As something of a novice to advanced Monte Carlo techniques, I find this book immensely useful. The chapter on "Generating Random Numbers" helps, even if the description of the basic uniform generators could be stronger. Given the uniform generator, its descriptions of generators for non-uniform distributions work well for me. The "Sample Path" material is where I came into this book, really, looking for more insight into generation Brownian bridges. The math certainly is not for the notation-shy, but suffices for the dedicated practitioner. The next few chapters on variance reduction, quasi-MC, discretization, and sensitivity analysis are all widely applicable - I don't have immediate use for the material, but now I know where to look when the need arises. The remaining two chapters cover specific financial applications, and I leave comment on them to other readers.

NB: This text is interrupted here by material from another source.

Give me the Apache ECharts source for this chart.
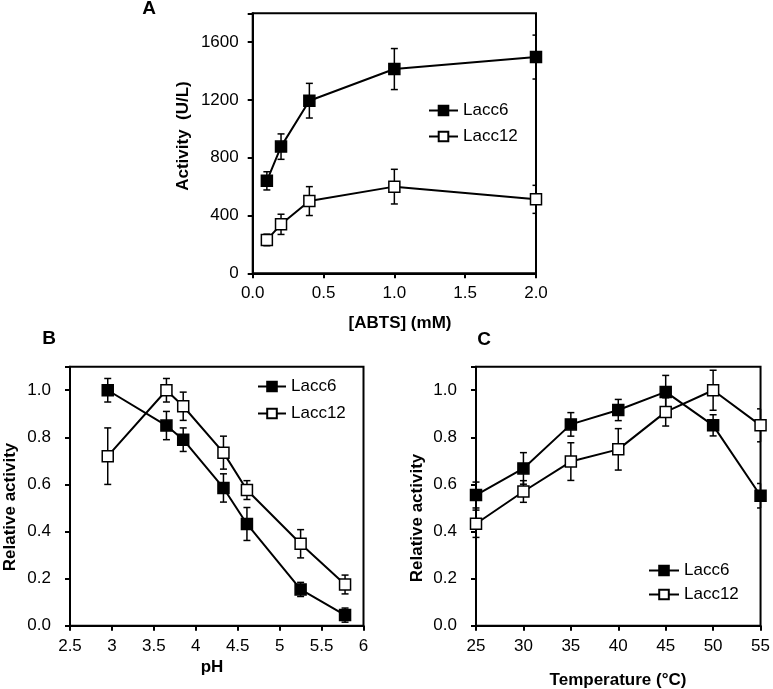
<!DOCTYPE html>
<html><head><meta charset="utf-8">
<script src="https://cdn.jsdelivr.net/npm/echarts@6.0.0/dist/echarts.min.js"></script>
<style>html,body{margin:0;padding:0;background:#fff}#c{width:773px;height:689px}</style>
</head><body><div id="c"></div>
<script>
// Panel A: activity vs [ABTS]
const abtsX = [0.1, 0.2, 0.4, 1.0, 2.0];
const abtsLacc6 = [640, 877, 1195, 1414, 1497];
const abtsLacc6Err = [63, 88, 120, 142, 152];
const abtsLacc12 = [231, 339, 500, 600, 512];
const abtsLacc12Err = [40, 70, 100, 120, 97];
// Panel B: relative activity vs pH
const pHX = [2.95, 3.65, 3.85, 4.33, 4.61, 5.25, 5.78];
const pHLacc6 = [1.0, 0.85, 0.79, 0.585, 0.432, 0.154, 0.045];
const pHLacc6Err = [0.05, 0.06, 0.05, 0.06, 0.07, 0.03, 0.03];
const pHLacc12 = [0.72, 1.0, 0.932, 0.735, 0.576, 0.348, 0.175];
const pHLacc12Err = [0.12, 0.05, 0.06, 0.07, 0.04, 0.06, 0.04];
// Panel C: relative activity vs temperature
const tempX = [25, 30, 35, 40, 45, 50, 55];
const tempLacc6 = [0.555, 0.668, 0.855, 0.916, 0.993, 0.851, 0.552];
const tempLacc6Err = [0.055, 0.067, 0.05, 0.045, 0.07, 0.045, 0.052];
const tempLacc12 = [0.433, 0.57, 0.697, 0.749, 0.908, 1.0, 0.851];
const tempLacc12Err = [0.058, 0.046, 0.08, 0.088, 0.06, 0.085, 0.07];

const seriesNames = ['Lacc6', 'Lacc12'];
const FONT = 'Liberation Sans, Arial, sans-serif';

const chart = echarts.init(document.getElementById('c'), null, {renderer: 'canvas'});

function xAx(grid, min, max, interval, fmt) {
  return {type: 'value', gridIndex: grid, min, max, interval,
    axisLine: {show: true, onZero: false, lineStyle: {color: '#000', width: 2}},
    axisTick: {show: true, inside: false, length: 5, lineStyle: {color: '#000', width: 2}},
    axisLabel: {color: '#000', fontSize: 17, fontFamily: FONT, margin: 12, formatter: fmt},
    splitLine: {show: false}};
}
function yAx(grid, min, max, interval, fmt, margin) {
  return {type: 'value', gridIndex: grid, min, max, interval,
    axisLine: {show: true, onZero: false, lineStyle: {color: '#000', width: 2}},
    axisTick: {show: true, inside: false, length: 5, lineStyle: {color: '#000', width: 2}},
    axisLabel: {color: '#000', fontSize: 17, fontFamily: FONT, margin: margin, formatter: fmt},
    splitLine: {show: false}};
}

function errRender(params, api) {
  const x = api.value(0), lo = api.value(1), hi = api.value(2);
  const p1 = api.coord([x, hi]), p2 = api.coord([x, lo]);
  const w = 3.5;
  const right = params.coordSys.x + params.coordSys.width;
  const xr = Math.min(p1[0] + w, right);
  const style = {stroke: '#000', lineWidth: 1.5};
  return {type: 'group', children: [
    {type: 'line', shape: {x1: p1[0], y1: p1[1], x2: p2[0], y2: p2[1]}, style},
    {type: 'line', shape: {x1: p1[0] - w, y1: p1[1], x2: xr, y2: p1[1]}, style},
    {type: 'line', shape: {x1: p2[0] - w, y1: p2[1], x2: xr, y2: p2[1]}, style}
  ]};
}
function errSeries(idx, xs, ys, es) {
  return {type: 'custom', xAxisIndex: idx, yAxisIndex: idx, renderItem: errRender, silent: true, z: 1,
    data: xs.map((x, i) => [x, ys[i] - es[i], ys[i] + es[i]])};
}
function lineSeries(idx, name, xs, ys, filled) {
  return {type: 'line', name, xAxisIndex: idx, yAxisIndex: idx, z: 3,
    symbol: 'rect', symbolSize: 11,
    lineStyle: {color: '#000', width: 2},
    itemStyle: {color: filled ? '#000' : '#fff', borderColor: '#000', borderWidth: 1.5},
    emphasis: {disabled: true},
    data: xs.map((x, i) => [x, ys[i]])};
}
const legendBase = {orient: 'vertical', padding: 0, itemWidth: 30, itemHeight: 12, itemGap: 9,
  textStyle: {fontSize: 17, color: '#000', fontFamily: FONT}, data: seriesNames, selectedMode: false};

function txt(x, y, text, size, bold, rot) {
  return {type: 'text', x, y, rotation: rot || 0,
    style: {text, fontSize: size, fontWeight: bold ? 'bold' : 'normal', fontFamily: FONT, fill: '#000',
      align: 'center', verticalAlign: 'middle'}};
}

const option = {
  animation: false,
  backgroundColor: '#fff',
  grid: [
    {left: 252.7, top: 13.3, width: 283.3, height: 260, show: true, borderColor: '#000', borderWidth: 2, containLabel: false},
    {left: 70, top: 366.7, width: 293.5, height: 259, show: true, borderColor: '#000', borderWidth: 2, containLabel: false},
    {left: 476, top: 366.7, width: 287.3, height: 259, show: true, borderColor: '#000', borderWidth: 2, containLabel: false}
  ],
  xAxis: [
    xAx(0, 0, 2, 0.5, v => v.toFixed(1)),
    xAx(1, 2.5, 6, 0.5, v => String(v)),
    xAx(2, 25, 55, 5, v => String(v))
  ],
  yAxis: [
    yAx(0, 0, 1800, 400, v => v > 1700 ? '' : String(v), 14),
    yAx(1, 0, 1.1, 0.2, v => v > 1.05 ? '' : v.toFixed(1), 19),
    yAx(2, 0, 1.1, 0.2, v => v > 1.05 ? '' : v.toFixed(1), 19)
  ],
  legend: [
    Object.assign({}, legendBase, {left: 428, top: 102, itemWidth: 29}),
    Object.assign({}, legendBase, {left: 257, top: 378, itemWidth: 28, itemGap: 10}),
    Object.assign({}, legendBase, {left: 648, top: 562, itemGap: 7})
  ],
  series: [
    errSeries(0, abtsX, abtsLacc6, abtsLacc6Err),
    errSeries(0, abtsX, abtsLacc12, abtsLacc12Err),
    lineSeries(0, 'Lacc6', abtsX, abtsLacc6, true),
    lineSeries(0, 'Lacc12', abtsX, abtsLacc12, false),
    errSeries(1, pHX, pHLacc6, pHLacc6Err),
    errSeries(1, pHX, pHLacc12, pHLacc12Err),
    lineSeries(1, 'Lacc6', pHX, pHLacc6, true),
    lineSeries(1, 'Lacc12', pHX, pHLacc12, false),
    errSeries(2, tempX, tempLacc6, tempLacc6Err),
    errSeries(2, tempX, tempLacc12, tempLacc12Err),
    lineSeries(2, 'Lacc6', tempX, tempLacc6, true),
    lineSeries(2, 'Lacc12', tempX, tempLacc12, false)
  ],
  graphic: [
    txt(183, 136, 'Activity  (U/L)', 17, true, Math.PI / 2),
    txt(400, 323, '[ABTS] (mM)', 17, true),
    txt(10, 507, 'Relative activity', 17, true, Math.PI / 2),
    txt(212, 667, 'pH', 17, true),
    txt(417, 518, 'Relative activity', 17, true, Math.PI / 2),
    txt(618, 680, 'Temperature (°C)', 17, true),
    txt(149, 9, 'A', 19, true),
    txt(49, 339, 'B', 19, true),
    txt(484, 340, 'C', 19, true)
  ]
};
chart.setOption(option);
</script>
</body></html>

This book gave me what I wanted, and lots more besides. Much of what it offers really isn't for me, though - the financial instruments being analyzed border on abstract art. I also felt a little pain at having no background in stochastic calculus, but some determination and a willingness to skip over fine points got me through well enough. The successful reader has a working knowledge of basic calculus, linear algebra, and probability. That reader must have a real interest in MC techniques, and should care about the financial decision-making to which Glasserman applies those techniques - but, as I prove, even that isn't necessary for getting a lot of value from this text.